## BEGIN

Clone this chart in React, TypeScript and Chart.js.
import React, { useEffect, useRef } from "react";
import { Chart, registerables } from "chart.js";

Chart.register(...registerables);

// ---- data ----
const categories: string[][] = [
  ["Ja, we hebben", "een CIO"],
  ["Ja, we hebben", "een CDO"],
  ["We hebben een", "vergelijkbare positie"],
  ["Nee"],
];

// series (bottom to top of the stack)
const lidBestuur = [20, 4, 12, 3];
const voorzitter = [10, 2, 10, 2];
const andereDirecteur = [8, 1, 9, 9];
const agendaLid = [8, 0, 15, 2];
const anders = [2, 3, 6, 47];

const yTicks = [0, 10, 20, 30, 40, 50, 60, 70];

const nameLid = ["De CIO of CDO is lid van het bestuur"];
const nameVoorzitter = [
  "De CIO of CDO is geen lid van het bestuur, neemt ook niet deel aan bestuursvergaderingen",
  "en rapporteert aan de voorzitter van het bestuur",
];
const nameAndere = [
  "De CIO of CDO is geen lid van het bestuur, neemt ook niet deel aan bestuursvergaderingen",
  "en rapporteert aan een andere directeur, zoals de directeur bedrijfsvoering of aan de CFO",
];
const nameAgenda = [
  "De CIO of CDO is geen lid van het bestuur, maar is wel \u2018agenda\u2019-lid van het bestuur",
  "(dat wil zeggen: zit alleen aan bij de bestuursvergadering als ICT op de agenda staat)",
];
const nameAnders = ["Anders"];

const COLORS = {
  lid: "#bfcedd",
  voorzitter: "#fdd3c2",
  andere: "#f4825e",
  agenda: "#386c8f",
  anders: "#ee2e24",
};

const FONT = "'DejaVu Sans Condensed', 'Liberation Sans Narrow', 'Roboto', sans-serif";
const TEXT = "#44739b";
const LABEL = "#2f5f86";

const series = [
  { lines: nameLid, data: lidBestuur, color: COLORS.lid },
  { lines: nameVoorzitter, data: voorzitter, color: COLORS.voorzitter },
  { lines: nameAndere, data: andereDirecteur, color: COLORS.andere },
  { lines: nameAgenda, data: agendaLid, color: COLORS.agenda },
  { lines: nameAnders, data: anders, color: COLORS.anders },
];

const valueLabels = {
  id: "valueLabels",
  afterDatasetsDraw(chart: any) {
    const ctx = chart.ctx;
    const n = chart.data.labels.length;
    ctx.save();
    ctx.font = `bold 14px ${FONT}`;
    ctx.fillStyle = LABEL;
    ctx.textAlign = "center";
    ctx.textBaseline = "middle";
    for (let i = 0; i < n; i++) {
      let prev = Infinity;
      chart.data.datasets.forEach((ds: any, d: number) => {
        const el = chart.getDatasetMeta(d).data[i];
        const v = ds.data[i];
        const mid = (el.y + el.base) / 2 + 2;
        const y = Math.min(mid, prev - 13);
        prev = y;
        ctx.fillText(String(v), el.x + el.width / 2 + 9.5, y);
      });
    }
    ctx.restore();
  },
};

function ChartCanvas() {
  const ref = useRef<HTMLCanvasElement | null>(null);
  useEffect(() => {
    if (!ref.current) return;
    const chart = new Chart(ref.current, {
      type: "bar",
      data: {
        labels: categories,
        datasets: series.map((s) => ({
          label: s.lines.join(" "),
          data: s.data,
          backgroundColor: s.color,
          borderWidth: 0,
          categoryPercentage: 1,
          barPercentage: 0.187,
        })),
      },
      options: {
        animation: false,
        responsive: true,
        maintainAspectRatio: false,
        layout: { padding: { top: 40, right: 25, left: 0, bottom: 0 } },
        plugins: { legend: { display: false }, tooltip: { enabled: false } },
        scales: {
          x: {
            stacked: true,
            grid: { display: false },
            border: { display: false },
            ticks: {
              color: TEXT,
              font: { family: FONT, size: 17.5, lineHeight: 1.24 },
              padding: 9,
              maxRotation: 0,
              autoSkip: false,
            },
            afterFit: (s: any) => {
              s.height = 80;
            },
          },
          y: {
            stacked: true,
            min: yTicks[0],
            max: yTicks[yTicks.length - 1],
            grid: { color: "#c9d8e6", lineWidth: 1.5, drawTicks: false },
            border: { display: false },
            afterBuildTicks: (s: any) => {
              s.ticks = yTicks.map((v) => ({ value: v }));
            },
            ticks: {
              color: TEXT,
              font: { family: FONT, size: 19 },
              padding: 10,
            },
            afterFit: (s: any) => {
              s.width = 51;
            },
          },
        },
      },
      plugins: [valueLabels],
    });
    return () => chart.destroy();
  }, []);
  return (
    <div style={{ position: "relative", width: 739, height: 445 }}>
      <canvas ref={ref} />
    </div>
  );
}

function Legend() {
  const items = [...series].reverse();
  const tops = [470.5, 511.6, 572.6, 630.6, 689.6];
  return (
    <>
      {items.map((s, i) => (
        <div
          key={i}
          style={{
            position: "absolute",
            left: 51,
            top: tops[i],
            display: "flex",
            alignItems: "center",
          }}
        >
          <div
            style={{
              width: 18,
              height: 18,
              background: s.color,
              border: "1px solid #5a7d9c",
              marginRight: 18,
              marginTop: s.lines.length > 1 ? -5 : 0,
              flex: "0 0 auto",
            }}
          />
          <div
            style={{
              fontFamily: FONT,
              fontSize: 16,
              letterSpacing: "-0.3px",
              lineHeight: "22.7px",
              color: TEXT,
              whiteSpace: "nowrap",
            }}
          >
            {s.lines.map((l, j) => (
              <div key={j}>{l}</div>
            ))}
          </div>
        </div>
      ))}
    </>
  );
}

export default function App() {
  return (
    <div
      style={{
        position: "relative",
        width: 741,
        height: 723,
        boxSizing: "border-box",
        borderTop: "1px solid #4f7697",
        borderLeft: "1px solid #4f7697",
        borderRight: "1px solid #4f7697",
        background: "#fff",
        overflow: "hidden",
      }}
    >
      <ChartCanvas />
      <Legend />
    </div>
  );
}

## END

Quote the data in full, keeping each word unchanged.

Clone this chart in React, TypeScript and Chart.js.
import React, { useEffect, useRef } from "react";
import { Chart, registerables } from "chart.js";

Chart.register(...registerables);

// ---- data ----
const categories: string[][] = [
  ["Ja, we hebben", "een CIO"],
  ["Ja, we hebben", "een CDO"],
  ["We hebben een", "vergelijkbare positie"],
  ["Nee"],
];

// series (bottom to top of the stack)
const lidBestuur = [20, 4, 12, 3];
const voorzitter = [10, 2, 10, 2];
const andereDirecteur = [8, 1, 9, 9];
const agendaLid = [8, 0, 15, 2];
const anders = [2, 3, 6, 47];

const yTicks = [0, 10, 20, 30, 40, 50, 60, 70];

const nameLid = ["De CIO of CDO is lid van het bestuur"];
const nameVoorzitter = [
  "De CIO of CDO is geen lid van het bestuur, neemt ook niet deel aan bestuursvergaderingen",
  "en rapporteert aan de voorzitter van het bestuur",
];
const nameAndere = [
  "De CIO of CDO is geen lid van het bestuur, neemt ook niet deel aan bestuursvergaderingen",
  "en rapporteert aan een andere directeur, zoals de directeur bedrijfsvoering of aan de CFO",
];
const nameAgenda = [
  "De CIO of CDO is geen lid van het bestuur, maar is wel \u2018agenda\u2019-lid van het bestuur",
  "(dat wil zeggen: zit alleen aan bij de bestuursvergadering als ICT op de agenda staat)",
];
const nameAnders = ["Anders"];

const COLORS = {
  lid: "#bfcedd",
  voorzitter: "#fdd3c2",
  andere: "#f4825e",
  agenda: "#386c8f",
  anders: "#ee2e24",
};

const FONT = "'DejaVu Sans Condensed', 'Liberation Sans Narrow', 'Roboto', sans-serif";
const TEXT = "#44739b";
const LABEL = "#2f5f86";

const series = [
  { lines: nameLid, data: lidBestuur, color: COLORS.lid },
  { lines: nameVoorzitter, data: voorzitter, color: COLORS.voorzitter },
  { lines: nameAndere, data: andereDirecteur, color: COLORS.andere },
  { lines: nameAgenda, data: agendaLid, color: COLORS.agenda },
  { lines: nameAnders, data: anders, color: COLORS.anders },
];

const valueLabels = {
  id: "valueLabels",
  afterDatasetsDraw(chart: any) {
    const ctx = chart.ctx;
    const n = chart.data.labels.length;
    ctx.save();
    ctx.font = `bold 14px ${FONT}`;
    ctx.fillStyle = LABEL;
    ctx.textAlign = "center";
    ctx.textBaseline = "middle";
    for (let i = 0; i < n; i++) {
      let prev = Infinity;
      chart.data.datasets.forEach((ds: any, d: number) => {
        const el = chart.getDatasetMeta(d).data[i];
        const v = ds.data[i];
        const mid = (el.y + el.base) / 2 + 2;
        const y = Math.min(mid, prev - 13);
        prev = y;
        ctx.fillText(String(v), el.x + el.width / 2 + 9.5, y);
      });
    }
    ctx.restore();
  },
};

function ChartCanvas() {
  const ref = useRef<HTMLCanvasElement | null>(null);
  useEffect(() => {
    if (!ref.current) return;
    const chart = new Chart(ref.current, {
      type: "bar",
      data: {
        labels: categories,
        datasets: series.map((s) => ({
          label: s.lines.join(" "),
          data: s.data,
          backgroundColor: s.color,
          borderWidth: 0,
          categoryPercentage: 1,
          barPercentage: 0.187,
        })),
      },
      options: {
        animation: false,
        responsive: true,
        maintainAspectRatio: false,
        layout: { padding: { top: 40, right: 25, left: 0, bottom: 0 } },
        plugins: { legend: { display: false }, tooltip: { enabled: false } },
        scales: {
          x: {
            stacked: true,
            grid: { display: false },
            border: { display: false },
            ticks: {
              color: TEXT,
              font: { family: FONT, size: 17.5, lineHeight: 1.24 },
              padding: 9,
              maxRotation: 0,
              autoSkip: false,
            },
            afterFit: (s: any) => {
              s.height = 80;
            },
          },
          y: {
            stacked: true,
            min: yTicks[0],
            max: yTicks[yTicks.length - 1],
            grid: { color: "#c9d8e6", lineWidth: 1.5, drawTicks: false },
            border: { display: false },
            afterBuildTicks: (s: any) => {
              s.ticks = yTicks.map((v) => ({ value: v }));
            },
            ticks: {
              color: TEXT,
              font: { family: FONT, size: 19 },
              padding: 10,
            },
            afterFit: (s: any) => {
              s.width = 51;
            },
          },
        },
      },
      plugins: [valueLabels],
    });
    return () => chart.destroy();
  }, []);
  return (
    <div style={{ position: "relative", width: 739, height: 445 }}>
      <canvas ref={ref} />
    </div>
  );
}

function Legend() {
  const items = [...series].reverse();
  const tops = [470.5, 511.6, 572.6, 630.6, 689.6];
  return (
    <>
      {items.map((s, i) => (
        <div
          key={i}
          style={{
            position: "absolute",
            left: 51,
            top: tops[i],
            display: "flex",
            alignItems: "center",
          }}
        >
          <div
            style={{
              width: 18,
              height: 18,
              background: s.color,
              border: "1px solid #5a7d9c",
              marginRight: 18,
              marginTop: s.lines.length > 1 ? -5 : 0,
              flex: "0 0 auto",
            }}
          />
          <div
            style={{
              fontFamily: FONT,
              fontSize: 16,
              letterSpacing: "-0.3px",
              lineHeight: "22.7px",
              color: TEXT,
              whiteSpace: "nowrap",
            }}
          >
            {s.lines.map((l, j) => (
              <div key={j}>{l}</div>
            ))}
          </div>
        </div>
      ))}
    </>
  );
}

export default function App() {
  return (
    <div
      style={{
        position: "relative",
        width: 741,
        height: 723,
        boxSizing: "border-box",
        borderTop: "1px solid #4f7697",
        borderLeft: "1px solid #4f7697",
        borderRight: "1px solid #4f7697",
        background: "#fff",
        overflow: "hidden",
      }}
    >
      <ChartCanvas />
      <Legend />
    </div>
  );
}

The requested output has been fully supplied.